Angelo State’s new, state of the art hydraulic flow simulator

Local News

SAN ANGELO, Texas — The Civil Engineering department at Angelo State University recently installed a state of the art GUNT H-162 Hydraulic Flow Simulator. The simulator, or flume, allows users to simulate a number of different upstream and downstream conditions involving the flow of fluids that students might encounter in their professional lives after they finish school. We spoke to Dr. Aldo Piñón Villarreal, Assistant Professor of Civil Engineering at Angelo State about the machine and how it will affect teaching, learning, and research in the department.

“The GUNT H-162 Hydraulic Flow Simulator helps us to have a deeper impact in the way that we teach here in our water resources engineering classes in the civil engineering program,” said Dr Piñón Villarreal, “We train the students to be better prepared with the instruments that they will use in their job so by the time they get to work in the industry they are much better prepared than students that weren’t exposed to this type of equipment.”

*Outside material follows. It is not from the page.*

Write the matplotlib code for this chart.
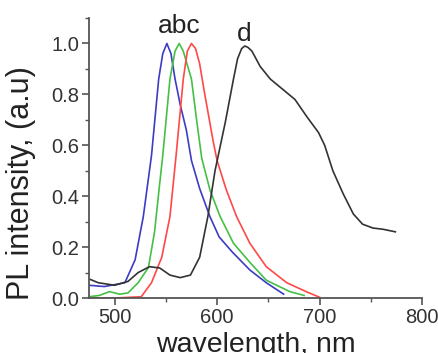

“Basically the flume is state of the art equipment,” said Piñón Villarreal, “It’s equipped with sensors for pressure and flow measurement devices all along the working section of the flume. It allows us to control flow rates from fifty to one hundred and fifty cubic meters per second. It allows us to change different degrees in the slope to have negative or positive and use a wide variety of accessories.” 

“They’re better prepared for the work in the irrigation district and the stormwater department and that has relevance because we are seeing more high-intensity storms and higher flooding events in the region,” said Piñón Villarreal, referring to the direct relevance the equipment has to the people of the Concho Valley, “They’ll be able to use what they’re learning here with this equipment and create better designs that account for these higher capacities that they need.”

“The most important thing is for them to link what they’re learning in theory with the real world. Typically they would just look at an equation on the boards and solve it. Sometimes they look at a bench scale, a small apparatus, to get an insight of how water flows really behave in closed or open containers. But having equipment such as this gives us a more realistic feeling of how some of these actual conveyance channels in the city function.”

When asked how students reacted to the new machine, Piñón Villarreal responded, “They love it. Every aspect of it. They get super excited. They really want to be able to use their hands and play with the equipment and see the data coming in real time. This is research that is important, not only for the region, but for the world as well.”